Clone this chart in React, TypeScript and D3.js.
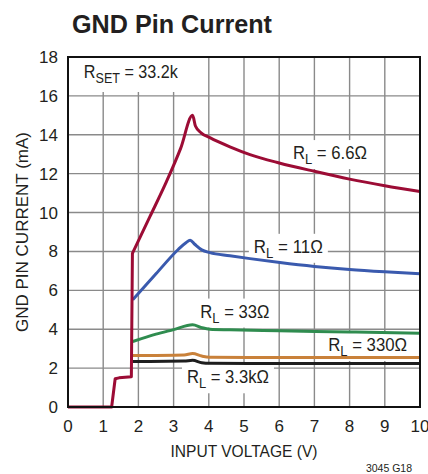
import React, { useEffect, useRef } from 'react';
import * as d3 from 'd3';

const xTicks = [0, 1, 2, 3, 4, 5, 6, 7, 8, 9, 10];
const yTicks = [0, 2, 4, 6, 8, 10, 12, 14, 16, 18];

// R_L = 6.6 ohm (also carries the common start-up step)
const redV = [0, 1.24, 1.34, 1.45, 1.8, 1.83, 2.33, 2.8, 3.2, 3.54, 3.62, 3.78, 4.03, 4.6, 5.17, 6.0, 7.0, 8.0, 9.0, 10];
const redI = [0, 0, 1.45, 1.5, 1.55, 7.9, 9.8, 11.6, 13.3, 15.0, 14.45, 14.1, 13.85, 13.38, 12.98, 12.55, 12.12, 11.72, 11.38, 11.08];
const redStepEnd = 5; // index where the start-up step ends and the smooth curve begins

// R_L = 11 ohm
const blueV = [1.84, 2.5, 3.13, 3.35, 3.47, 3.6, 3.8, 4.03, 4.6, 5.17, 6.02, 7.0, 8.0, 9.0, 10];
const blueI = [5.52, 6.85, 8.1, 8.45, 8.58, 8.37, 8.08, 7.94, 7.78, 7.63, 7.43, 7.23, 7.07, 6.95, 6.85];

// R_L = 33 ohm
const greenV = [1.84, 2.5, 3.0, 3.54, 3.8, 4.03, 4.6, 6.0, 8.0, 10];
const greenI = [3.37, 3.75, 3.98, 4.23, 4.08, 4.0, 3.97, 3.92, 3.86, 3.79];

// R_L = 330 ohm
const orangeV = [1.84, 3.3, 3.54, 3.8, 4.03, 6.0, 10];
const orangeI = [2.65, 2.68, 2.75, 2.62, 2.56, 2.55, 2.55];

// R_L = 3.3k ohm
const blackV = [1.84, 3.3, 3.54, 3.8, 4.03, 6.0, 10];
const blackI = [2.34, 2.36, 2.4, 2.28, 2.25, 2.24, 2.24];

const seriesColors = ['#1e1e1e', '#c9813a', '#2f8c4f', '#3a5aae', '#9c0c35'];
const seriesV = [blackV, orangeV, greenV, blueV, redV];
const seriesI = [blackI, orangeI, greenI, blueI, redI];
const seriesStep = [0, 0, 0, 0, redStepEnd];

// label anchors (text start, baseline) in data units
const labelNames = ['6.6Ω', '11Ω', '33Ω', '330Ω', '3.3kΩ'];
const labelV = [6.39, 5.28, 3.76, 7.39, 3.38];
const labelI = [12.75, 7.93, 4.6, 2.88, 1.22];
const labelWidths = [74, 69, 69, 79, 82];

const FONT = '"Liberation Sans", Arial, sans-serif';

export default function App() {
  const ref = useRef<SVGSVGElement | null>(null);

  useEffect(() => {
    const W = 428, H = 474;
    const svg = d3.select(ref.current);
    svg.selectAll('*').remove();

    const x = d3.scaleLinear().domain([0, 10]).range([68, 420]);
    const y = d3.scaleLinear().domain([0, 18]).range([407, 57]);

    svg.append('rect').attr('width', W).attr('height', H).attr('fill', '#fff');

    // title
    svg.append('text').attr('x', 72).attr('y', 33)
      .attr('font-family', FONT).attr('font-weight', 'bold').attr('font-size', 26)
      .attr('textLength', 200).attr('lengthAdjust', 'spacingAndGlyphs')
      .attr('fill', '#231f20').text('GND Pin Current');

    const grid = svg.append('g');
    xTicks.slice(1, -1).forEach(t => {
      grid.append('line').attr('x1', x(t)).attr('x2', x(t)).attr('y1', y(18)).attr('y2', y(0))
        .attr('stroke', '#8a8a8a').attr('stroke-width', 1.4);
    });
    yTicks.slice(1, -1).forEach(t => {
      grid.append('line').attr('x1', x(0)).attr('x2', x(10)).attr('y1', y(t)).attr('y2', y(t))
        .attr('stroke', '#8a8a8a').attr('stroke-width', 1.4);
    });

    const bgLayer = svg.append('g');
    const curveLayer = svg.append('g');
    const textLayer = svg.append('g');

    // tick labels
    xTicks.forEach(t => {
      svg.append('text').attr('x', x(t)).attr('y', 432).attr('text-anchor', 'middle')
        .attr('font-family', FONT).attr('font-size', 17).attr('fill', '#231f20').text(String(t));
    });
    yTicks.forEach(t => {
      svg.append('text').attr('x', 58).attr('y', y(t) + 6).attr('text-anchor', 'end')
        .attr('font-family', FONT).attr('font-size', 17).attr('fill', '#231f20').text(String(t));
    });

    svg.append('text').attr('x', (x(0) + x(10)) / 2).attr('y', 457).attr('text-anchor', 'middle')
      .attr('font-family', FONT).attr('font-size', 17).attr('fill', '#231f20')
      .attr('textLength', 147).attr('lengthAdjust', 'spacingAndGlyphs')
      .text('INPUT VOLTAGE (V)');
    svg.append('text').attr('transform', `translate(28, ${(y(0) + y(18)) / 2}) rotate(-90)`)
      .attr('text-anchor', 'middle')
      .attr('font-family', FONT).attr('font-size', 17).attr('fill', '#231f20')
      .attr('textLength', 200).attr('lengthAdjust', 'spacingAndGlyphs')
      .text('GND PIN CURRENT (mA)');

    svg.append('text').attr('x', 412).attr('y', 472).attr('text-anchor', 'end')
      .attr('font-family', FONT).attr('font-size', 10.5).attr('fill', '#231f20').text('3045 G18');

    // curves
    const smooth = d3.line<[number, number]>().x(d => x(d[0])).y(d => y(d[1])).curve(d3.curveMonotoneX);
    const straight = d3.line<[number, number]>().x(d => x(d[0])).y(d => y(d[1]));
    seriesV.forEach((vs, i) => {
      const pts: [number, number][] = vs.map((v, k) => [v, seriesI[i][k]]);
      const s = seriesStep[i];
      const d = s > 0
        ? (straight(pts.slice(0, s + 1)) as string) + (smooth(pts.slice(s)) as string).replace(/^M/, 'L')
        : (smooth(pts) as string);
      curveLayer.append('path').attr('d', d).attr('fill', 'none')
        .attr('stroke', seriesColors[i]).attr('stroke-width', 3)
        .attr('stroke-linejoin', 'round').attr('stroke-linecap', 'butt');
    });

    const makeLabel = (px: number, py: number, main: string, sub: string, rest: string, width: number, pad: [number, number, number, number]) => {
      const t = textLayer.append('text').attr('x', px).attr('y', py)
        .attr('font-family', FONT).attr('font-size', 18).attr('fill', '#231f20')
        .attr('textLength', width).attr('lengthAdjust', 'spacingAndGlyphs');
      t.append('tspan').text(main);
      t.append('tspan').attr('dy', 5).attr('font-size', 14).text(sub);
      t.append('tspan').attr('dy', -5).text(rest);
      const bb = (t.node() as SVGTextElement).getBBox();
      bgLayer.append('rect')
        .attr('x', bb.x - pad[0]).attr('y', bb.y - pad[1])
        .attr('width', bb.width + pad[0] + pad[2]).attr('height', bb.height + pad[1] + pad[3])
        .attr('fill', '#fff');
    };

    labelNames.forEach((n, i) => {
      makeLabel(x(labelV[i]), y(labelI[i]), 'R', 'L', ' = ' + n, labelWidths[i], [5, 3, 5, 2]);
    });
    makeLabel(x(0.45), 78, 'R', 'SET', ' = 33.2k', 94, [14, 20, 16, 6]);

    // frame
    svg.append('rect').attr('x', x(0)).attr('y', y(18)).attr('width', x(10) - x(0)).attr('height', y(0) - y(18))
      .attr('fill', 'none').attr('stroke', '#111').attr('stroke-width', 2);
  }, []);

  return (
    <svg ref={ref} width={428} height={474} style={{ position: 'absolute', left: 0, top: 0 }} />
  );
}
┄┄┄┄┄┄
Copy out the whole listing exactly, and don't carry over any pictures.

Result:
Clone this chart in React, TypeScript and D3.js.
import React, { useEffect, useRef } from 'react';
import * as d3 from 'd3';

const xTicks = [0, 1, 2, 3, 4, 5, 6, 7, 8, 9, 10];
const yTicks = [0, 2, 4, 6, 8, 10, 12, 14, 16, 18];

// R_L = 6.6 ohm (also carries the common start-up step)
const redV = [0, 1.24, 1.34, 1.45, 1.8, 1.83, 2.33, 2.8, 3.2, 3.54, 3.62, 3.78, 4.03, 4.6, 5.17, 6.0, 7.0, 8.0, 9.0, 10];
const redI = [0, 0, 1.45, 1.5, 1.55, 7.9, 9.8, 11.6, 13.3, 15.0, 14.45, 14.1, 13.85, 13.38, 12.98, 12.55, 12.12, 11.72, 11.38, 11.08];
const redStepEnd = 5; // index where the start-up step ends and the smooth curve begins

// R_L = 11 ohm
const blueV = [1.84, 2.5, 3.13, 3.35, 3.47, 3.6, 3.8, 4.03, 4.6, 5.17, 6.02, 7.0, 8.0, 9.0, 10];
const blueI = [5.52, 6.85, 8.1, 8.45, 8.58, 8.37, 8.08, 7.94, 7.78, 7.63, 7.43, 7.23, 7.07, 6.95, 6.85];

// R_L = 33 ohm
const greenV = [1.84, 2.5, 3.0, 3.54, 3.8, 4.03, 4.6, 6.0, 8.0, 10];
const greenI = [3.37, 3.75, 3.98, 4.23, 4.08, 4.0, 3.97, 3.92, 3.86, 3.79];

// R_L = 330 ohm
const orangeV = [1.84, 3.3, 3.54, 3.8, 4.03, 6.0, 10];
const orangeI = [2.65, 2.68, 2.75, 2.62, 2.56, 2.55, 2.55];

// R_L = 3.3k ohm
const blackV = [1.84, 3.3, 3.54, 3.8, 4.03, 6.0, 10];
const blackI = [2.34, 2.36, 2.4, 2.28, 2.25, 2.24, 2.24];

const seriesColors = ['#1e1e1e', '#c9813a', '#2f8c4f', '#3a5aae', '#9c0c35'];
const seriesV = [blackV, orangeV, greenV, blueV, redV];
const seriesI = [blackI, orangeI, greenI, blueI, redI];
const seriesStep = [0, 0, 0, 0, redStepEnd];

// label anchors (text start, baseline) in data units
const labelNames = ['6.6Ω', '11Ω', '33Ω', '330Ω', '3.3kΩ'];
const labelV = [6.39, 5.28, 3.76, 7.39, 3.38];
const labelI = [12.75, 7.93, 4.6, 2.88, 1.22];
const labelWidths = [74, 69, 69, 79, 82];

const FONT = '"Liberation Sans", Arial, sans-serif';

export default function App() {
  const ref = useRef<SVGSVGElement | null>(null);

  useEffect(() => {
    const W = 428, H = 474;
    const svg = d3.select(ref.current);
    svg.selectAll('*').remove();

    const x = d3.scaleLinear().domain([0, 10]).range([68, 420]);
    const y = d3.scaleLinear().domain([0, 18]).range([407, 57]);

    svg.append('rect').attr('width', W).attr('height', H).attr('fill', '#fff');

    // title
    svg.append('text').attr('x', 72).attr('y', 33)
      .attr('font-family', FONT).attr('font-weight', 'bold').attr('font-size', 26)
      .attr('textLength', 200).attr('lengthAdjust', 'spacingAndGlyphs')
      .attr('fill', '#231f20').text('GND Pin Current');

    const grid = svg.append('g');
    xTicks.slice(1, -1).forEach(t => {
      grid.append('line').attr('x1', x(t)).attr('x2', x(t)).attr('y1', y(18)).attr('y2', y(0))
        .attr('stroke', '#8a8a8a').attr('stroke-width', 1.4);
    });
    yTicks.slice(1, -1).forEach(t => {
      grid.append('line').attr('x1', x(0)).attr('x2', x(10)).attr('y1', y(t)).attr('y2', y(t))
        .attr('stroke', '#8a8a8a').attr('stroke-width', 1.4);
    });

    const bgLayer = svg.append('g');
    const curveLayer = svg.append('g');
    const textLayer = svg.append('g');

    // tick labels
    xTicks.forEach(t => {
      svg.append('text').attr('x', x(t)).attr('y', 432).attr('text-anchor', 'middle')
        .attr('font-family', FONT).attr('font-size', 17).attr('fill', '#231f20').text(String(t));
    });
    yTicks.forEach(t => {
      svg.append('text').attr('x', 58).attr('y', y(t) + 6).attr('text-anchor', 'end')
        .attr('font-family', FONT).attr('font-size', 17).attr('fill', '#231f20').text(String(t));
    });

    svg.append('text').attr('x', (x(0) + x(10)) / 2).attr('y', 457).attr('text-anchor', 'middle')
      .attr('font-family', FONT).attr('font-size', 17).attr('fill', '#231f20')
      .attr('textLength', 147).attr('lengthAdjust', 'spacingAndGlyphs')
      .text('INPUT VOLTAGE (V)');
    svg.append('text').attr('transform', `translate(28, ${(y(0) + y(18)) / 2}) rotate(-90)`)
      .attr('text-anchor', 'middle')
      .attr('font-family', FONT).attr('font-size', 17).attr('fill', '#231f20')
      .attr('textLength', 200).attr('lengthAdjust', 'spacingAndGlyphs')
      .text('GND PIN CURRENT (mA)');

    svg.append('text').attr('x', 412).attr('y', 472).attr('text-anchor', 'end')
      .attr('font-family', FONT).attr('font-size', 10.5).attr('fill', '#231f20').text('3045 G18');

    // curves
    const smooth = d3.line<[number, number]>().x(d => x(d[0])).y(d => y(d[1])).curve(d3.curveMonotoneX);
    const straight = d3.line<[number, number]>().x(d => x(d[0])).y(d => y(d[1]));
    seriesV.forEach((vs, i) => {
      const pts: [number, number][] = vs.map((v, k) => [v, seriesI[i][k]]);
      const s = seriesStep[i];
      const d = s > 0
        ? (straight(pts.slice(0, s + 1)) as string) + (smooth(pts.slice(s)) as string).replace(/^M/, 'L')
        : (smooth(pts) as string);
      curveLayer.append('path').attr('d', d).attr('fill', 'none')
        .attr('stroke', seriesColors[i]).attr('stroke-width', 3)
        .attr('stroke-linejoin', 'round').attr('stroke-linecap', 'butt');
    });

    const makeLabel = (px: number, py: number, main: string, sub: string, rest: string, width: number, pad: [number, number, number, number]) => {
      const t = textLayer.append('text').attr('x', px).attr('y', py)
        .attr('font-family', FONT).attr('font-size', 18).attr('fill', '#231f20')
        .attr('textLength', width).attr('lengthAdjust', 'spacingAndGlyphs');
      t.append('tspan').text(main);
      t.append('tspan').attr('dy', 5).attr('font-size', 14).text(sub);
      t.append('tspan').attr('dy', -5).text(rest);
      const bb = (t.node() as SVGTextElement).getBBox();
      bgLayer.append('rect')
        .attr('x', bb.x - pad[0]).attr('y', bb.y - pad[1])
        .attr('width', bb.width + pad[0] + pad[2]).attr('height', bb.height + pad[1] + pad[3])
        .attr('fill', '#fff');
    };

    labelNames.forEach((n, i) => {
      makeLabel(x(labelV[i]), y(labelI[i]), 'R', 'L', ' = ' + n, labelWidths[i], [5, 3, 5, 2]);
    });
    makeLabel(x(0.45), 78, 'R', 'SET', ' = 33.2k', 94, [14, 20, 16, 6]);

    // frame
    svg.append('rect').attr('x', x(0)).attr('y', y(18)).attr('width', x(10) - x(0)).attr('height', y(0) - y(18))
      .attr('fill', 'none').attr('stroke', '#111').attr('stroke-width', 2);
  }, []);

  return (
    <svg ref={ref} width={428} height={474} style={{ position: 'absolute', left: 0, top: 0 }} />
  );
}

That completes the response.